Enhancing long-term river water quality prediction: Construction and validation of an improved hybrid model

To prevent eutrophication of river caused by excessive inputs of nutrients, accurately predicting these nutrient concentrations is of utmost importance. However, long-term accurate predictions of nutrients concentrations remain a challenge. In this study, an improved hybrid algorithm combining adaptive variational mode decomposition and multi-functional recurrent fuzzy neural network (AVMD-MFRFNN) was proposed. Firstly, whale optimization algorithm (WOA) was developed to identify the optimal number of modes for variational mode decomposition (VMD).
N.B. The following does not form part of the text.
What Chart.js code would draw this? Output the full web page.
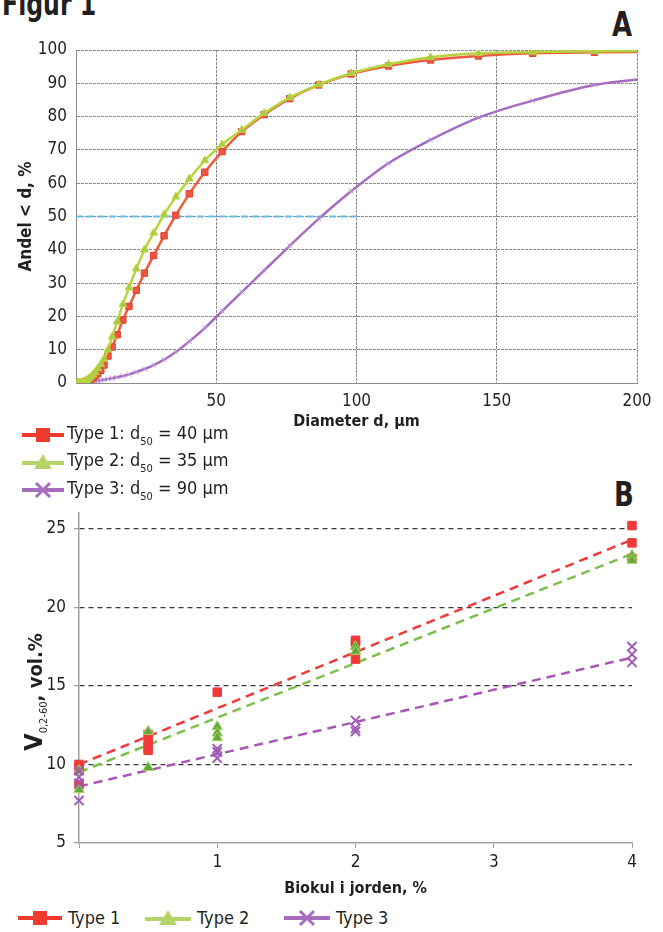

Then VMD was employed to decompose input data into intrinsic mode fractions (IMFs), benefiting for reducing the noise effect and non-stationarity of data. Then, MFRFNN with the capability of characterizing complex data was developed to train and test the IMFs. The proposed AVMD-MFRFNN achieved impressive results with the root mean square errors (RMSEs) of 0.036 mg/L, 0.758 mg/L and 1.435 mg/L for predicting total phosphorus (TP), chemical oxygen demand (CODMn) and total nitrogen (TN) after 168 hours. These results signify a decrease of 5.3%, 14.1% and 30.1% compared to the second-best compared method. Moreover, this study demonstrates the potential that integrating the proposed AVMD with other methods can enhance the modeling performance of time series. Furthermore, sensitivity analysis results further validate the effectiveness of WOA in optimizing VMD parameter. Finally, the applicability of AVMD-MFRFNN was confirmed by the data from another river section. These results provide new insights and technical support into the management and preservation of river water environment.